BEGIN MATERIAL

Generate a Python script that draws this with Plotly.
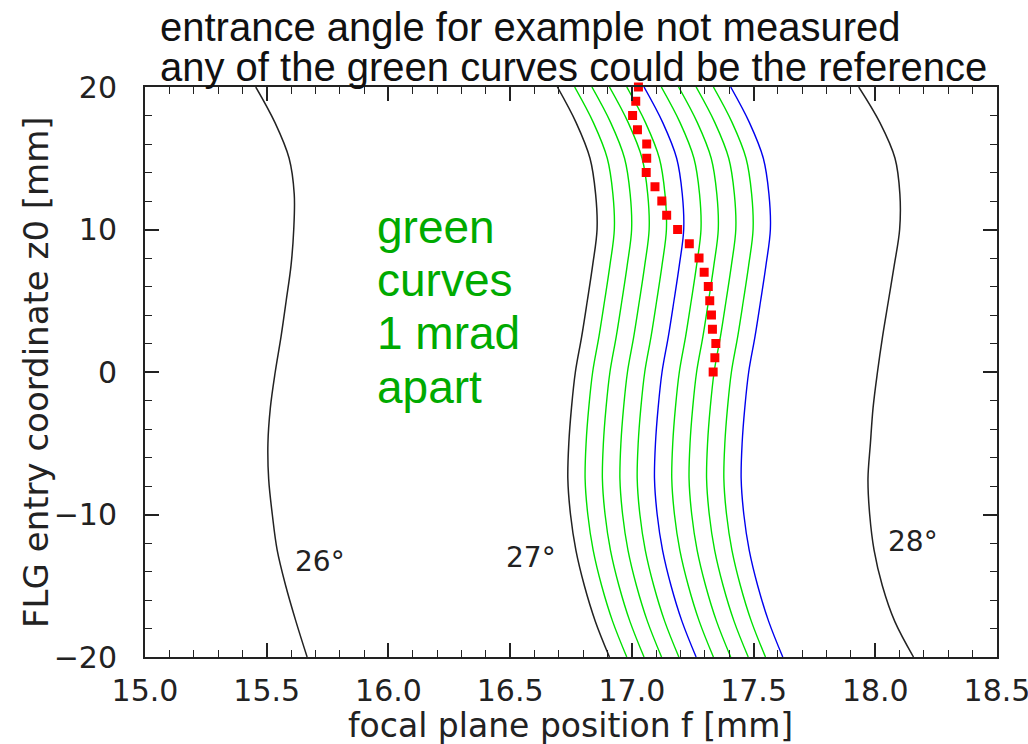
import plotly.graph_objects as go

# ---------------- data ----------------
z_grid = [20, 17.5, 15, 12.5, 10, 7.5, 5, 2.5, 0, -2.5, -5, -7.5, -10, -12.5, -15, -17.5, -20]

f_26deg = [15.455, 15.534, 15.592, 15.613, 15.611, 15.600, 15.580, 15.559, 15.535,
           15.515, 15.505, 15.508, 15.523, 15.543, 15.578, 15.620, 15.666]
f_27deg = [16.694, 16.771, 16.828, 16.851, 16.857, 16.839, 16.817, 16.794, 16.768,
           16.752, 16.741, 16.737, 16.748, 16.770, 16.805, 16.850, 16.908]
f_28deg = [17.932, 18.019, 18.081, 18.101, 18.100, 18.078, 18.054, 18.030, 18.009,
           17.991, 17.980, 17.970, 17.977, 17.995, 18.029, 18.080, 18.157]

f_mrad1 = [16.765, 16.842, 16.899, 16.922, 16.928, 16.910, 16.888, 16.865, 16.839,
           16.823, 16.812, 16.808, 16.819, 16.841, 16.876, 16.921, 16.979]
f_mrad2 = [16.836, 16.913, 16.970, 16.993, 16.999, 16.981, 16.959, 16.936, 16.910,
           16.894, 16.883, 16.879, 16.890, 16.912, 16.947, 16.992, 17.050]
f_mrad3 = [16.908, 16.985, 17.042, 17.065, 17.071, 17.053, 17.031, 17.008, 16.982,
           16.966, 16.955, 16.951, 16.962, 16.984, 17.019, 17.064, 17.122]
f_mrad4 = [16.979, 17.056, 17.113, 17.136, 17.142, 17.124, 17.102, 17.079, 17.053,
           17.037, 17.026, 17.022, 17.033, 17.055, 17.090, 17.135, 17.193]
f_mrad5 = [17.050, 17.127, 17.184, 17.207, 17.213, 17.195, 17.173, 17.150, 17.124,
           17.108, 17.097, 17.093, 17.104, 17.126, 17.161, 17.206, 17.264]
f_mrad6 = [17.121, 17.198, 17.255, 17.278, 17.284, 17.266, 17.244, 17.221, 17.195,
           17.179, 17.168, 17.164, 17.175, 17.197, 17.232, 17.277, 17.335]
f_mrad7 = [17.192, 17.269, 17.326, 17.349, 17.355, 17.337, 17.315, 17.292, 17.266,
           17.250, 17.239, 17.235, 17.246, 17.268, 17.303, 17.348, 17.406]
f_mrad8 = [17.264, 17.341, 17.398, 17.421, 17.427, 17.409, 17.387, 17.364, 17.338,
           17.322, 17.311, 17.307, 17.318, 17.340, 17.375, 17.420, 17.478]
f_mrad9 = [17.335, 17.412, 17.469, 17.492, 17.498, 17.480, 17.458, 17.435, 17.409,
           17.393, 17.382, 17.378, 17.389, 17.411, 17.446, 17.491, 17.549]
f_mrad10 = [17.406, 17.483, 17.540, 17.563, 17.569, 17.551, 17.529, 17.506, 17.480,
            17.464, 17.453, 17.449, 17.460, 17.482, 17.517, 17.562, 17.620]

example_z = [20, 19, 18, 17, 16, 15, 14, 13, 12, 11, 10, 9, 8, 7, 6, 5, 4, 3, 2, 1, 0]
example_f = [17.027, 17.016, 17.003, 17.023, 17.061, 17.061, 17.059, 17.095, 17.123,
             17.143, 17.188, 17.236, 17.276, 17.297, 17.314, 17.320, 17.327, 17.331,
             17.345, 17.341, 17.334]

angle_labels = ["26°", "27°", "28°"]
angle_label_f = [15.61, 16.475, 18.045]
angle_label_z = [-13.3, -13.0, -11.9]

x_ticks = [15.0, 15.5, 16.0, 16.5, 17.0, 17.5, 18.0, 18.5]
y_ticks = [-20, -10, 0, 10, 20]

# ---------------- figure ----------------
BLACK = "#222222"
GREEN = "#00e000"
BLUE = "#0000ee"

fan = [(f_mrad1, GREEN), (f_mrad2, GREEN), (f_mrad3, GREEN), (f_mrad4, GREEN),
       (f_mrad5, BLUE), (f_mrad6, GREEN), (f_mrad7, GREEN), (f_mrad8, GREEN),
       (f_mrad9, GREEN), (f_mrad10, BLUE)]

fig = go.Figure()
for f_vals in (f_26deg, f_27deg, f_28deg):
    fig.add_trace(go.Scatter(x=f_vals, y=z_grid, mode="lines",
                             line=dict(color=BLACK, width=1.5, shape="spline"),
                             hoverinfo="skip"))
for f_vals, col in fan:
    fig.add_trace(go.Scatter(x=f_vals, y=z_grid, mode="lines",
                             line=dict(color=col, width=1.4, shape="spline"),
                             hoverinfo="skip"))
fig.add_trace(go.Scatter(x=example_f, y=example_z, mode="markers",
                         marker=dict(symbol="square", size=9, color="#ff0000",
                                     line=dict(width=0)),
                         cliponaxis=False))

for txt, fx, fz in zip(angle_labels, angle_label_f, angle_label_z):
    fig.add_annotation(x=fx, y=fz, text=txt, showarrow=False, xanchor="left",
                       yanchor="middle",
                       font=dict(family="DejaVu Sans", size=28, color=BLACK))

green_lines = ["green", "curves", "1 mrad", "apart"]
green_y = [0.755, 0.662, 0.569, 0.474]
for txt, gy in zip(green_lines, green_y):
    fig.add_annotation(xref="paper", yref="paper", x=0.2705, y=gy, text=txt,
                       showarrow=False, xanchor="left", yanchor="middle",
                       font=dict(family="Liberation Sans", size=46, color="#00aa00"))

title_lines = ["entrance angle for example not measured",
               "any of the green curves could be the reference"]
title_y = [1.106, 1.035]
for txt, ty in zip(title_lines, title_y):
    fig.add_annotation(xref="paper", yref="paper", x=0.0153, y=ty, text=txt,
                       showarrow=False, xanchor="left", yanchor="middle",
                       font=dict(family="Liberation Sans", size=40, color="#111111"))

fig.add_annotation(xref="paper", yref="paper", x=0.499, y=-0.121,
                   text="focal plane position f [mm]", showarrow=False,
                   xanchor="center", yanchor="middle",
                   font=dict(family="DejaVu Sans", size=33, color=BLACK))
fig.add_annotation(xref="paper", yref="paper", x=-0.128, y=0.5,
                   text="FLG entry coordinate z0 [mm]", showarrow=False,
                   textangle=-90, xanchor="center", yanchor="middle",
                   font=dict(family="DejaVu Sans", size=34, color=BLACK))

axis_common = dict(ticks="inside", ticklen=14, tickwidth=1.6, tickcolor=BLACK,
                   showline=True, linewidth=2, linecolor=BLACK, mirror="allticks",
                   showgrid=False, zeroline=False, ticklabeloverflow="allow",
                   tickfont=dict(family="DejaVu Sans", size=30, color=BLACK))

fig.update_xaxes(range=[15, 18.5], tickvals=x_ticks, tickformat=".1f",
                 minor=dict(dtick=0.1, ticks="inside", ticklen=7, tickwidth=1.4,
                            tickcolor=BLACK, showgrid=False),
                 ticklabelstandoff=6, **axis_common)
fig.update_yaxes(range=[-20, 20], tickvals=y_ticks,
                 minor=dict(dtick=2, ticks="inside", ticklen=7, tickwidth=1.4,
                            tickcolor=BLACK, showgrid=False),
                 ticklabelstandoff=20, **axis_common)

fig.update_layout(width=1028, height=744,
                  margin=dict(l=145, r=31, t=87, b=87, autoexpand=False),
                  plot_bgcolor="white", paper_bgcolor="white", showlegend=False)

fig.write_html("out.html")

END MATERIAL

→ WHAT IS EXPECTED
Begin at the first line of the data above and repeat each line exactly, stopping after the line containing "-15, -17.5, -20]". Omit the pictures.

→ THE OUTPUT
Generate a Python script that draws this with Plotly.
import plotly.graph_objects as go

# ---------------- data ----------------
z_grid = [20, 17.5, 15, 12.5, 10, 7.5, 5, 2.5, 0, -2.5, -5, -7.5, -10, -12.5, -15, -17.5, -20]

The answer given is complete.